It’s Done!

All my Euroracks

Is it really done? I’ve spent a lot of time looking over Eurorack modules on Modular Grid over the past six years since I started accumulating Eurorack. It can be addictive. For the most part I’ve concentrated on finding modules that fit my two approaches to electronic sounds: improvising with small cases and patching complex “automatic music”.

Here’s a link to a rack of all these modules (and a few more, not in a case) on Modular Grid.

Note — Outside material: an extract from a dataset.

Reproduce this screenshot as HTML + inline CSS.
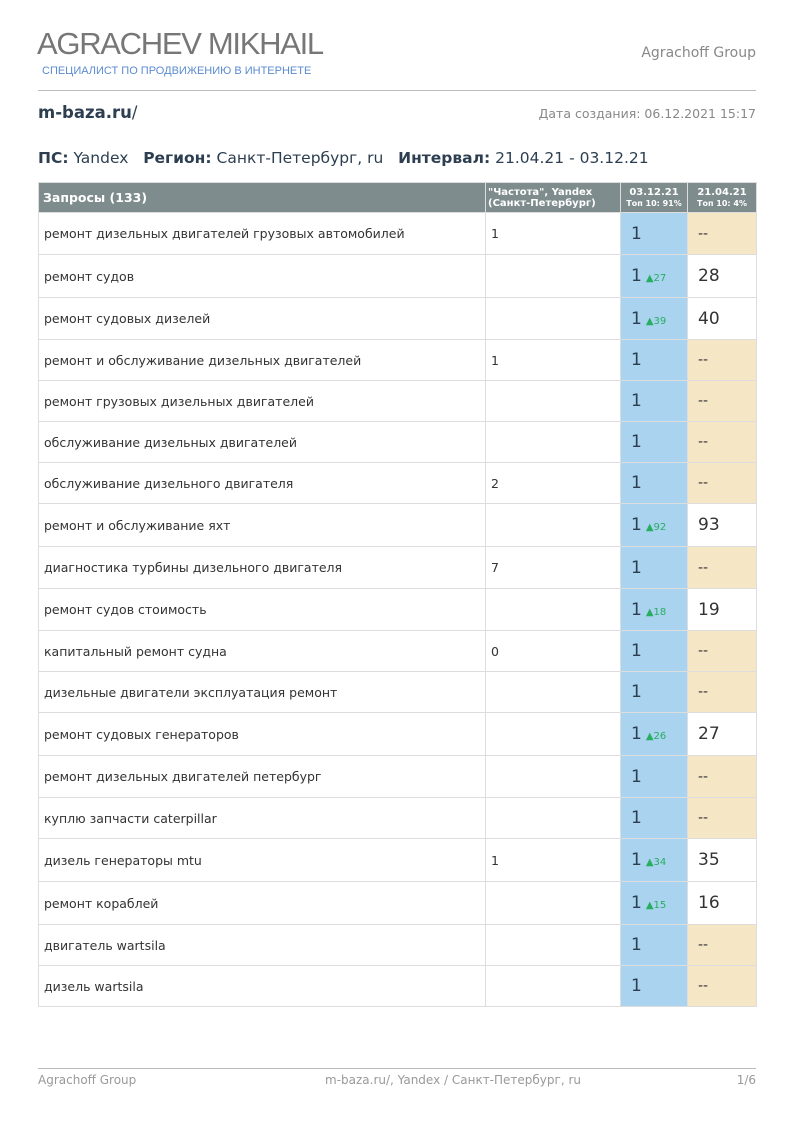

Some people must look at this collection and scratch their heads, because of what seems to be missing: sequencers, samplers, drums, and MIDI. (Well, there are at least two modules here with some fixed samples. Can you find them?) I tried MIDI and sequencing before I settled on my approaches. It turned out that I am drawn more to events than to notes. More to accidental harmonies than planned ones. More to irregularities than regularities. Robotical, perfectly timed beats are not very interesting to me (unless very fast or very slow). My aim is to make electronic sounds structured after the model of natural sounds of animals I hear, sitting on my deck. Clouds drifting across the sky. Boats bobbing in the water at a dock. And I want the sounds to be especially electronic, not like the timbres of traditional musical instruments. Electronic sounds structured like natural sounds, but not imitating them.

What’s the purpose? As John Cage said in response to this question, “No purposes, only sounds.”